First, a lender cannot terminate the loan and demand payment in full before the expiration date spelled out in your legal documents unless the consumer has committed fraud or provided materially misleading information to the lender in the loan application. The lender also has the right to terminate the loan if the borrower becomes delinquent and does not make the required payments. However, even in these circumstances, the OTS encourages lenders to “work with borrowers to determine an appropriate strategy for mitigating risk. For example, an association (lender) could suspend or ‘freeze' further advances, reduce the credit limit, or change payment terms.”
But even should your lender opt to follow the OTS suggestion, there are legal limitations and restrictions.

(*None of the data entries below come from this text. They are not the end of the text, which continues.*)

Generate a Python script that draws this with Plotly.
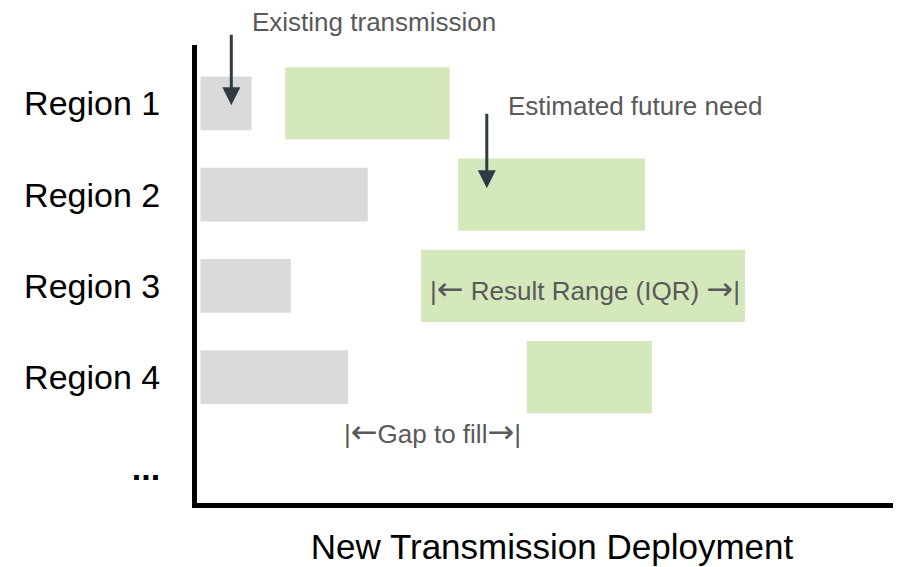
import plotly.graph_objects as go

regions = ["Region 1", "Region 2", "Region 3", "Region 4"]
existing = [7.3, 23.9, 12.9, 21.1]
need_low = [12.6, 37.3, 32.0, 47.1]
need_high = [36.1, 64.0, 78.3, 65.0]
categories = regions + ["..."]
tick_labels = regions + ["<b>...</b>"]

FONT = "Liberation Sans, Arial, sans-serif"
GREY_TXT = "#595959"
ARROW = "#2E3B45"
ARR_L = '<span style="font-family:DejaVu Sans;font-size:32px">\u2190</span>'
ARR_R = '<span style="font-family:DejaVu Sans;font-size:32px">\u2192</span>'

fig = go.Figure()

fig.add_trace(go.Bar(
    y=regions, x=existing, base=0.5, orientation="h",
    width=0.59, marker=dict(color="#D9DADC", line=dict(width=0)),
    name="Existing transmission", hoverinfo="skip"
))
fig.add_trace(go.Bar(
    y=regions, x=[h - l for l, h in zip(need_low, need_high)], base=need_low,
    orientation="h", width=0.79,
    marker=dict(color="#D4E8BB", line=dict(width=0)),
    name="Estimated future need", hoverinfo="skip"
))

annotations = [
    # labels
    dict(text="Existing transmission", xref="x", yref="paper", x=7.5, y=1.05,
         xanchor="left", yanchor="middle", showarrow=False,
         font=dict(size=26, color=GREY_TXT)),
    dict(text="Estimated future need", xref="x", yref="y", x=62.6, y=0.03,
         showarrow=False, font=dict(size=26, color=GREY_TXT)),
    dict(text="|" + ARR_L + " Result Range (IQR) " + ARR_R + "|", xref="x", yref="y",
         x=55.4, y=2.03, showarrow=False, font=dict(size=26, color=GREY_TXT)),
    dict(text="|" + ARR_L + "Gap to fill" + ARR_R + "|", xref="x", yref="y",
         x=33.7, y=3.6, showarrow=False, font=dict(size=26, color=GREY_TXT)),
    # pointer arrows
    dict(text="", xref="x", yref="y", x=4.9, y=0.02, ax=0, ay=-72,
         showarrow=True, arrowhead=2, arrowsize=1.2, arrowwidth=3, arrowcolor=ARROW),
    dict(text="", xref="x", yref="y", x=41.4, y=0.93, ax=0, ay=-76,
         showarrow=True, arrowhead=2, arrowsize=1.2, arrowwidth=3, arrowcolor=ARROW),
    # x axis arrow tip
    dict(text="", xref="paper", yref="paper", x=1.0, y=0, ax=-12, ay=0,
         showarrow=True, arrowhead=2, arrowsize=0.5, arrowwidth=5, arrowcolor="black"),
]

fig.update_layout(
    width=901, height=567,
    margin=dict(l=189, r=2, t=37, b=72),
    paper_bgcolor="white", plot_bgcolor="white",
    barmode="overlay", showlegend=False,
    font=dict(family=FONT, color="black"),
    annotations=annotations,
)
fig.update_xaxes(
    range=[0, 101.43], showgrid=False, zeroline=False, showticklabels=False,
    showline=True, linecolor="black", linewidth=5, automargin=False,
    title=dict(text="New Transmission Deployment", font=dict(size=35, color="black"), standoff=29),
)
fig.update_yaxes(
    type="category", categoryorder="array", categoryarray=categories,
    tickvals=categories, ticktext=tick_labels,
    range=[4.38, -0.64], showgrid=False, zeroline=False, automargin=False,
    showline=True, linecolor="black", linewidth=5,
    tickfont=dict(size=34, color="black"), ticklabelstandoff=25,
    ticks="",
)

fig.write_html("out.html")
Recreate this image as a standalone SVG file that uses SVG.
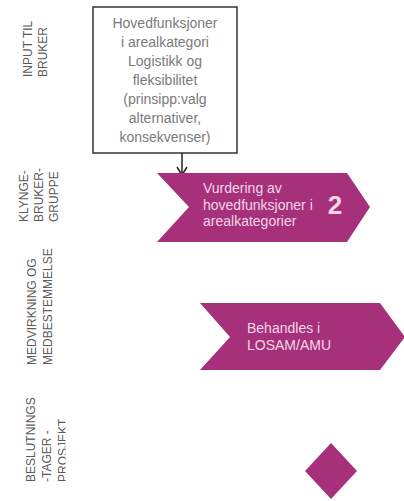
<svg xmlns="http://www.w3.org/2000/svg" width="404" height="501" viewBox="0 0 404 501">
<defs>
<style>
.lbl{font-family:"Liberation Sans",Arial,sans-serif;font-size:12px;fill:#5a5a5a}
.box{fill:#fff;stroke:#333;stroke-width:1.5}
.btxt{font-family:"Liberation Sans",Arial,sans-serif;font-size:14px;fill:#7a7a7a;text-anchor:middle}
.chev{fill:#a6307a}
.ctxt{font-family:"Liberation Sans",Arial,sans-serif;font-size:14px;fill:#f3d6e8}
.big{font-size:26px;font-weight:bold;text-anchor:middle}
.conn{fill:none;stroke:#222;stroke-width:1.5}
</style>
<clipPath id="clip3"><rect x="0" y="380" width="65.5" height="121"/></clipPath>
</defs>
<rect width="404" height="501" fill="#fff"/>
<g id="labels">
<text class="lbl" transform="translate(32,77) rotate(-90)">INPUT TIL</text>
<text class="lbl" transform="translate(47,77) rotate(-90)">BRUKER</text>
<text class="lbl" transform="translate(28,222) rotate(-90)">KLYNGE-</text>
<text class="lbl" transform="translate(43,222) rotate(-90)">BRUKER-</text>
<text class="lbl" transform="translate(58,222) rotate(-90)">GRUPPE</text>
<text class="lbl" transform="translate(36,365) rotate(-90)">MEDVIRKNING OG</text>
<text class="lbl" transform="translate(52,365) rotate(-90)">MEDBESTEMMELSE</text>
<text class="lbl" transform="translate(35,482) rotate(-90)">BESLUTNINGS</text>
<text class="lbl" transform="translate(51,482) rotate(-90)">-TAGER -</text>
<g clip-path="url(#clip3)"><text class="lbl" transform="translate(67,482) rotate(-90)">PROSJEKT</text></g>
</g>
<g id="input-box">
<rect class="box" x="93" y="7" width="144" height="146"/>
<text class="btxt" x="165" y="28">Hovedfunksjoner</text>
<text class="btxt" x="165" y="47">i arealkategori</text>
<text class="btxt" x="165" y="66">Logistikk og</text>
<text class="btxt" x="165" y="85">fleksibilitet</text>
<text class="btxt" x="165" y="104">(prinsipp:valg</text>
<text class="btxt" x="165" y="123">alternativer,</text>
<text class="btxt" x="165" y="142">konsekvenser)</text>
</g>
<g id="connectors">
<line class="conn" x1="182" y1="153" x2="182" y2="175"/>
<polyline class="conn" points="177,167 182,175 187,167"/>
</g>
<g id="vurdering">
<polygon class="chev" points="157,173 347,173 370,207 347,242 157,242 189,207"/>
<text class="ctxt" x="203" y="193">Vurdering av</text>
<text class="ctxt" x="203" y="209.5">hovedfunksjoner i</text>
<text class="ctxt" x="203" y="226">arealkategorier</text>
<text class="ctxt big" x="335" y="214">2</text>
</g>
<g id="behandles">
<polygon class="chev" points="200,303 380,303 405,337 380,370 200,370 230,337"/>
<text class="ctxt" x="247" y="333">Behandles i</text>
<text class="ctxt" x="247" y="350">LOSAM/AMU</text>
</g>
<g id="beslutning">
<polygon class="chev" points="331,443 357,471 331,499 305,471"/>
</g>
</svg>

For example, in TILA, while a lender has the right to freeze additional draws or reduce the credit limit, it cannot under any circumstances require the borrower to make higher monthly or quarterly payments.
Regulation Z is the implementation of TILA as promulgated by the Federal Reserve Board. According to this regulation, for a lender to be satisfied that the value of the house has decreased sufficiently so that protective action can be taken, the difference between the credit limit and available equity today has to be reduced by fifty percent from the time the HELOC was first made available.
And lenders cannot make this calculation based on geographical or regional statistics. They have to evaluate your house. According to OTS, “while Regulation Z does not require a savings association to obtain an appraisal to determine whether collateral value has significantly declined, an association should have a sound factual basis for reaching this conclusion.”
If your lender reasonably believes that you will be unable to continue to make payments because your financial circumstances has materially changed, the lender would have the right to impose restrictions on your loan. But note that this requires a two prong review: your circumstances have to materially change and your lender must have a reasonable belief. I suspect that as more and more lenders start to put restrictions on HELOCs, there will be a lot of litigation requiring that lenders prove both of these factors.
Another law that consumers can use to challenge restrictions on their home equity loan is the Equal Credit Opportunity Act (ECOA). Lenders cannot discriminate against potential borrowers based on such factors as race, sex, religion or national origin. Redlining – the practice of not making loans in certain geographical areas – is strictly prohibited.
Under the Fair Credit Reporting Act (FCRA), it the lender uses information contained in a credit report to suspend or reduce a HELOC, the lender must give the consumer a document known as an adverse action report. This report enables the consumer to understand – and challenge if necessary –the lender's decision.
Finally, the Federal Trade Commission Act may be of assistance to consumers faced with HELOC problems. According to the FTC, under this Act, “the Commission is empowered, among other things, to (a) prevent unfair methods of competition, and unfair or deceptive acts or practices in or affecting commerce; (b) seek monetary redress and other relief for conduct injurious to consumers;...”
Our economy is in a difficult time, and certainly mortgage lenders are feeling the brunt of the problems. They have the right to protect their investments, so long as they do it legally. If you learn that the terms and conditions of your HELOC loan are about to change, make sure that your lender is in full compliance with the laws currently on the books. And remind your lender of the recent suggestion from the FDIC, that urges institutions “to work with borrowers to minimize hardships that may result from” any reductions or suspensions of your loan.